═══ Recorded information
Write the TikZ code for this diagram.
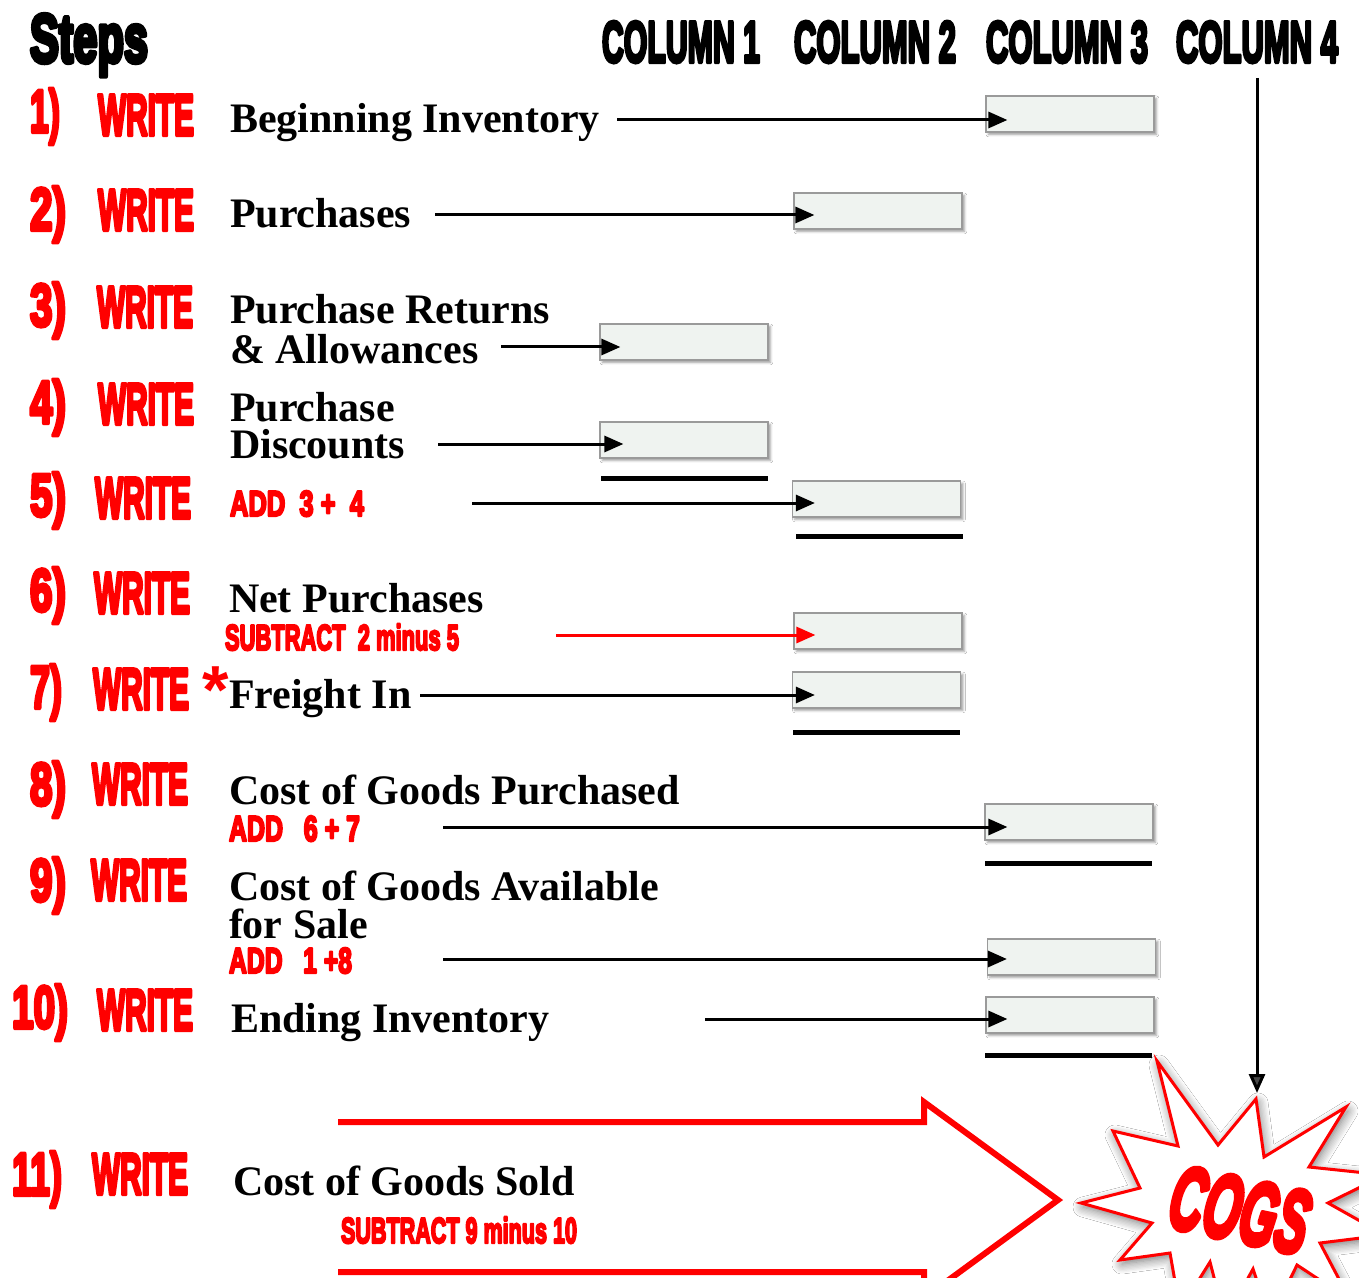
\documentclass[tikz,border=0pt]{standalone}
\usepackage{fontspec}
\usepackage{graphicx}
\setmainfont{Liberation Serif}
\newfontfamily\impfont{Liberation Sans Bold}
\newfontfamily\impit{Liberation Sans Bold Italic}
\usetikzlibrary{arrows.meta,calc,shadows.blur}
\definecolor{boxfill}{HTML}{EFF3F0}
\definecolor{boxline}{HTML}{9A9A9A}
\newcommand\hs[3][2]{\resizebox{#2}{\height}{\special{pdf:literal direct 2 Tr #1 w 1 j 1 J}#3\special{pdf:literal direct 0 Tr}}}
\begin{document}
\begin{tikzpicture}[x=0.5pt,y=-0.5pt,
  txt/.style={anchor=base west, inner sep=0pt, outer sep=0pt},
  hdr/.style={txt, font=\impfont\fontsize{29}{29}\selectfont},
  num/.style={txt, text=red, font=\impfont\fontsize{30}{30}\selectfont},
  wr/.style={txt, text=red, font=\impfont\fontsize{29}{29}\selectfont},
  lbl/.style={txt, font=\bfseries\fontsize{21}{21}\selectfont},
  sub/.style={txt, text=red, font=\impfont\fontsize{18}{18}\selectfont},
  valbox/.style={draw=boxline, line width=0.6pt, fill=boxfill, minimum width=84pt, minimum height=18pt, inner sep=0pt,
    blur shadow={shadow xshift=1.2pt, shadow yshift=-1.2pt, shadow blur radius=1.2pt, shadow blur steps=4}},
  arr/.style={line width=1.5pt, -{Triangle[length=9.5pt,width=8pt]}},
  ul/.style={line width=2.5pt}]
\useasboundingbox (0,0) rectangle (1359,1278);
\fill[white] (0,0) rectangle (1359,1278);
\clip (0,0) rectangle (1359,1278);

% headers
\node[txt, font=\impfont\fontsize{34}{34}\selectfont] (steps) at (30,62) {\hs[2.6]{59pt}{Steps}};
\node[hdr] (c1) at (602,62) {\hs{79pt}{COLUMN 1}};
\node[hdr] (c2) at (794,62) {\hs{81pt}{COLUMN 2}};
\node[hdr] (c3) at (986,62) {\hs{81pt}{COLUMN 3}};
\node[hdr] (c4) at (1176,62) {\hs{81pt}{COLUMN 4}};

% step numbers
\node[num] (n1) at (30,132) {\hs{15pt}{1)}};
\node[num] (n2) at (30,230) {\hs{18pt}{2)}};
\node[num] (n3) at (30,326) {\hs{18pt}{3)}};
\node[num] (n4) at (30,423) {\hs{18pt}{4)}};
\node[num] (n5) at (30,516) {\hs{18pt}{5)}};
\node[num] (n6) at (30,611) {\hs{18pt}{6)}};
\node[num] (n7) at (30,708) {\hs{16pt}{7)}};
\node[num] (n8) at (30,805) {\hs{18pt}{8)}};
\node[num] (n9) at (30,901) {\hs{18pt}{9)}};
\node[num] (n10) at (12,1028) {\hs{28pt}{10)}};
\node[num] (n11) at (12,1195) {\hs{25pt}{11)}};

% WRITE
\node[wr] (w1) at (98,135) {\hs{48pt}{WRITE}};
\node[wr] (w2) at (98,230) {\hs{48pt}{WRITE}};
\node[wr] (w3) at (97,327) {\hs{48pt}{WRITE}};
\node[wr] (w4) at (98,424) {\hs{48pt}{WRITE}};
\node[wr] (w5) at (95,518) {\hs{48pt}{WRITE}};
\node[wr] (w6) at (94,613) {\hs{48pt}{WRITE}};
\node[wr] (w7) at (93,709) {\hs{48pt}{WRITE}};
\node[wr] (w8) at (92,804) {\hs{48pt}{WRITE}};
\node[wr] (w9) at (91,900) {\hs{48pt}{WRITE}};
\node[wr] (w10) at (97,1030) {\hs{48pt}{WRITE}};
\node[wr] (w11) at (92,1194) {\hs{48pt}{WRITE}};
\node[txt, text=red, font=\impfont\fontsize{34}{34}\selectfont] (star7) at (202,713) {*};

% labels
\node[lbl] (l1) at (230,133) {Beginning Inventory};
\node[lbl] (l2) at (230,228) {Purchases};
\node[lbl] (l3a) at (230,324) {Purchase Returns};
\node[lbl] (l3b) at (230,364) {\& Allowances};
\node[lbl] (l4a) at (230,422) {Purchase};
\node[lbl] (l4b) at (230,458) {Discounts};
\node[sub] (s5) at (230,516) {\hs[1.2]{67pt}{ADD\ \ 3 +\ \ 4}};
\node[lbl] (l6) at (229,612) {Net Purchases};
\node[sub] (s6) at (225,650) {\hs[1.2]{117pt}{SUBTRACT\ \ 2 minus 5}};
\node[lbl] (l7) at (229,708) {Freight In};
\node[lbl] (l8) at (229,804) {Cost of Goods Purchased};
\node[sub] (s8) at (229,841) {\hs[1.2]{65.5pt}{ADD\ \ \ 6 + 7}};
\node[lbl] (l9a) at (229,900) {Cost of Goods Available};
\node[lbl] (l9b) at (229,938) {for Sale};
\node[sub] (s9) at (229,973) {\hs[1.2]{61.5pt}{ADD\ \ \ 1 +8}};
\node[lbl] (l10) at (231,1032) {Ending Inventory};
\node[lbl] (l11) at (233,1195) {Cost of Goods Sold};
\node[sub] (s11) at (341,1243) {\hs[1.2]{118pt}{SUBTRACT 9 minus 10}};

% value boxes
\node[valbox] (b1) at (1070,114) {};
\node[valbox] (b2) at (878,211) {};
\node[valbox] (b3) at (684,342) {};
\node[valbox] (b4) at (684,440) {};
\node[valbox] (b5) at (876.5,499) {};
\node[valbox] (b6) at (878,631) {};
\node[valbox] (b7) at (876.5,690) {};
\node[valbox] (b8) at (1069,822) {};
\node[valbox] (b9) at (1071.5,957) {};
\node[valbox] (b10) at (1070,1015) {};

% underlines
\draw[ul] (601,478) -- (768,478);
\draw[ul] (796,536) -- (963,536);
\draw[ul] (793,732) -- (960,732);
\draw[ul] (985,863) -- (1152,863);
\draw[ul] (985,1055) -- (1152,1055);

% arrows
\coordinate (a1) at (617,120);
\coordinate (a2) at (435,215);
\coordinate (a3) at (501,347);
\coordinate (a4) at (438,444);
\coordinate (a5) at (472,503);
\coordinate (a6) at (556,635);
\coordinate (a7) at (420,695);
\coordinate (a8) at (443,827);
\coordinate (a9) at (443,959);
\coordinate (a10) at (705,1019);
\draw[arr] (a1) -- ($(b1.west |- a1)+(11pt,0)$);
\draw[arr] (a2) -- ($(b2.west |- a2)+(10.5pt,0)$);
\draw[arr] (a3) -- ($(b3.west |- a3)+(10.5pt,0)$);
\draw[arr] (a4) -- ($(b4.west |- a4)+(12pt,0)$);
\draw[arr] (a5) -- ($(b5.west |- a5)+(11.5pt,0)$);
\draw[arr, red] (a6) -- ($(b6.west |- a6)+(11pt,0)$);
\draw[arr] (a7) -- ($(b7.west |- a7)+(11.5pt,0)$);
\draw[arr] (a8) -- ($(b8.west |- a8)+(11.5pt,0)$);
\draw[arr] (a9) -- ($(b9.west |- a9)+(10pt,0)$);
\draw[arr] (a10) -- ($(b10.west |- a10)+(11pt,0)$);

% big red arrow outline
\draw[red, line width=3pt, line join=miter]
  (338,1122) -- (924,1122) -- (924,1102) -- (1058,1200) -- (924,1298) -- (924,1272) -- (338,1272);

% COGS burst
\draw[red, line width=1.5pt, fill=white, line join=miter,
  blur shadow={shadow xshift=1pt, shadow yshift=-2pt, shadow blur radius=5pt, shadow blur steps=8, shadow opacity=55}]
  (1081,1203) -- (1140,1188) -- (1113,1131) -- (1178,1146) -- (1157,1061) -- (1218,1145)
  -- (1256,1099) -- (1264,1157) -- (1346,1107) -- (1309,1167) -- (1385,1175) -- (1328,1203)
  -- (1385,1235) -- (1320,1243) -- (1350,1300) -- (1297,1265) -- (1270,1320) -- (1253,1269)
  -- (1225,1320) -- (1210,1262) -- (1180,1310) -- (1170,1253) -- (1120,1260) -- (1152,1223) -- cycle;
\node[text=red, inner sep=0pt, rotate=-12, font=\impit\fontsize{45}{45}\selectfont] (cogs) at (1240,1210) {\hs[3]{70pt}{COGS}};

% column 4 arrow
\coordinate (v0) at (1257,78);
\coordinate (startop) at (1257,1093);
\draw[arr] (v0) -- (startop);
\end{tikzpicture}
\end{document}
══════
- [What to do] Please repeat exactly the data above from its first line to the line that contains "(c4) at (1176,62)", inclusive, and leave every picture out.

- [Problem solution]
Write the TikZ code for this diagram.
\documentclass[tikz,border=0pt]{standalone}
\usepackage{fontspec}
\usepackage{graphicx}
\setmainfont{Liberation Serif}
\newfontfamily\impfont{Liberation Sans Bold}
\newfontfamily\impit{Liberation Sans Bold Italic}
\usetikzlibrary{arrows.meta,calc,shadows.blur}
\definecolor{boxfill}{HTML}{EFF3F0}
\definecolor{boxline}{HTML}{9A9A9A}
\newcommand\hs[3][2]{\resizebox{#2}{\height}{\special{pdf:literal direct 2 Tr #1 w 1 j 1 J}#3\special{pdf:literal direct 0 Tr}}}
\begin{document}
\begin{tikzpicture}[x=0.5pt,y=-0.5pt,
  txt/.style={anchor=base west, inner sep=0pt, outer sep=0pt},
  hdr/.style={txt, font=\impfont\fontsize{29}{29}\selectfont},
  num/.style={txt, text=red, font=\impfont\fontsize{30}{30}\selectfont},
  wr/.style={txt, text=red, font=\impfont\fontsize{29}{29}\selectfont},
  lbl/.style={txt, font=\bfseries\fontsize{21}{21}\selectfont},
  sub/.style={txt, text=red, font=\impfont\fontsize{18}{18}\selectfont},
  valbox/.style={draw=boxline, line width=0.6pt, fill=boxfill, minimum width=84pt, minimum height=18pt, inner sep=0pt,
    blur shadow={shadow xshift=1.2pt, shadow yshift=-1.2pt, shadow blur radius=1.2pt, shadow blur steps=4}},
  arr/.style={line width=1.5pt, -{Triangle[length=9.5pt,width=8pt]}},
  ul/.style={line width=2.5pt}]
\useasboundingbox (0,0) rectangle (1359,1278);
\fill[white] (0,0) rectangle (1359,1278);
\clip (0,0) rectangle (1359,1278);

% headers
\node[txt, font=\impfont\fontsize{34}{34}\selectfont] (steps) at (30,62) {\hs[2.6]{59pt}{Steps}};
\node[hdr] (c1) at (602,62) {\hs{79pt}{COLUMN 1}};
\node[hdr] (c2) at (794,62) {\hs{81pt}{COLUMN 2}};
\node[hdr] (c3) at (986,62) {\hs{81pt}{COLUMN 3}};
\node[hdr] (c4) at (1176,62) {\hs{81pt}{COLUMN 4}};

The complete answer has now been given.